>> start

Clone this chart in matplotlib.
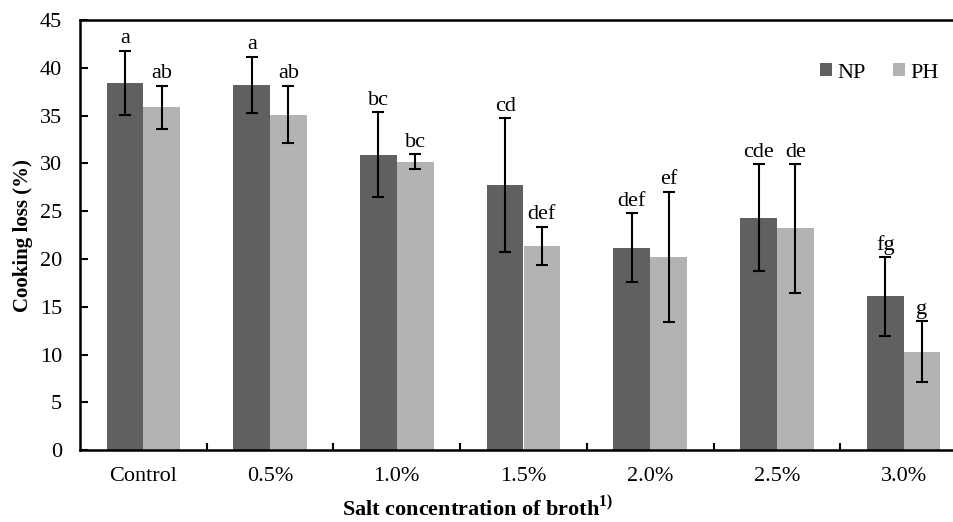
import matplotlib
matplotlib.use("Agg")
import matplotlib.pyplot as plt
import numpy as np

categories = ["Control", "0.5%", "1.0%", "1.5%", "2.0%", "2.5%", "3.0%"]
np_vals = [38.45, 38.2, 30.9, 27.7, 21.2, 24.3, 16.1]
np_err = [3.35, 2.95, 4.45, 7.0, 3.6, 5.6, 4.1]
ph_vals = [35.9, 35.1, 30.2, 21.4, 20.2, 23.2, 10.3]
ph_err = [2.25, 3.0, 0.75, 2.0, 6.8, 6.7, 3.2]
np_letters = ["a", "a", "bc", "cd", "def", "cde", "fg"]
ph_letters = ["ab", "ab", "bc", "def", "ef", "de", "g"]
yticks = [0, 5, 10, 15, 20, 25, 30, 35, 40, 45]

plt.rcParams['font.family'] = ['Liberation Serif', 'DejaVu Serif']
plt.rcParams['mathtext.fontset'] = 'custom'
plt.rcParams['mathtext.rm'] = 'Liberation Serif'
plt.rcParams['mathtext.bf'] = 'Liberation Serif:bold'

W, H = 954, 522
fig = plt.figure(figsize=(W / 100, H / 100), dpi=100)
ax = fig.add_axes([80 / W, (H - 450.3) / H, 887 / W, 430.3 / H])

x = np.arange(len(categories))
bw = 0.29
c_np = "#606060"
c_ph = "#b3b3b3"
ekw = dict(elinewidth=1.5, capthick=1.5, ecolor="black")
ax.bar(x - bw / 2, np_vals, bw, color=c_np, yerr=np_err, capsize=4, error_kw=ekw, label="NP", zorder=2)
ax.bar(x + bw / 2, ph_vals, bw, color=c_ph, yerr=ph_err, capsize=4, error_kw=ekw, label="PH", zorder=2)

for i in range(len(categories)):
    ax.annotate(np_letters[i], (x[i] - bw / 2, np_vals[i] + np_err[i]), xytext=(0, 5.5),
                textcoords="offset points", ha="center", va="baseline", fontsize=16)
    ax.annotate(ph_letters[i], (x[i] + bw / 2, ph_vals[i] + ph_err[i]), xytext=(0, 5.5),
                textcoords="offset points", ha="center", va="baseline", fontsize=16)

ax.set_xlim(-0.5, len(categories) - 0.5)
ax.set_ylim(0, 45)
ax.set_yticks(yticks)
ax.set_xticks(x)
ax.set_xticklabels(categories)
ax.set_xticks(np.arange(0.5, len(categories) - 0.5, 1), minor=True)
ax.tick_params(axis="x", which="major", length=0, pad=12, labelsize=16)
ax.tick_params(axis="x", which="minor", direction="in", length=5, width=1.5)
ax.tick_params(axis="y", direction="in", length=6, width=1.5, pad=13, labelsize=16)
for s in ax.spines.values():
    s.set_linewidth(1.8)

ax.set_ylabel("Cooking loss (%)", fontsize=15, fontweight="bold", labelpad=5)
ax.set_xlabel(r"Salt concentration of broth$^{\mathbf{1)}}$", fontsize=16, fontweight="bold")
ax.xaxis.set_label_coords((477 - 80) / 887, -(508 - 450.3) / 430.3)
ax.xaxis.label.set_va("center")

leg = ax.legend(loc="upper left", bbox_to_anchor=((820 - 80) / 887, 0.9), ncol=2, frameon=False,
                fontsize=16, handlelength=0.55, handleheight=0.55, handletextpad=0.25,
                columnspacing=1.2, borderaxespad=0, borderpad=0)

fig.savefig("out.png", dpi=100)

>> end

Search the data for the word "matplotlib" and copy each line where it appears.

Clone this chart in matplotlib.
import matplotlib
matplotlib.use("Agg")
import matplotlib.pyplot as plt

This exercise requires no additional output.